Conditional Probability with marginal densities

Question

X and Y have the joint denstiy:

$f(x,y) = 2x+2y-4xy$ for $0< X< 1$ and $0< Y< 1$

and 0 otherwise.

.

(a) Find The marginal densities of X and Y

I got both marginal densities equal to 1 for this.
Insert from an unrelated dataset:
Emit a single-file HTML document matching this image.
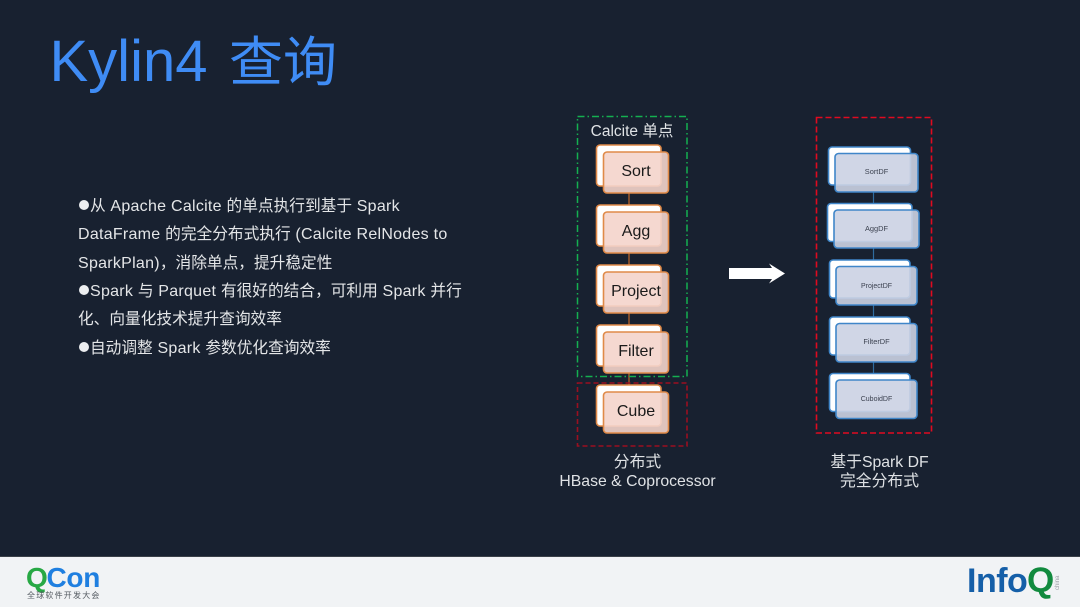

(b) Find $f_y\left(y|X=\frac{1}{4}\right)$

(c) Find $E(Y|X=1/4)$

Answer 1

Edit - I need to learn to integrate!

The marginal distribution is given by

$$\begin{align} f(x)&=\int_{-\infty}^{+\infty}f(x,y)dy\\ &=\int_{0}^{1}(2x+2y-4xy)dy\\ &=(2x1+1^2-2x1^2)-(2x0+0^2-2x0^2)\\ &=1\\ \end{align}$$

and similarly

$$\begin{align} f(y)&=1\\ \end{align}$$

The answers to b & c follow from

$$f(x,y)=f(x|y)f(y)$$

Answer 2

Letting $x=\frac14$ gives $f\left(y|X=\frac14\right)=y+\frac12$ as you know $\displaystyle \int_0^1 (y+\tfrac12)dy =1$.

$E\left[Y|X=\frac14\right] = \displaystyle \int_0^1 y(y+\tfrac12)dy =\frac{7}{12}$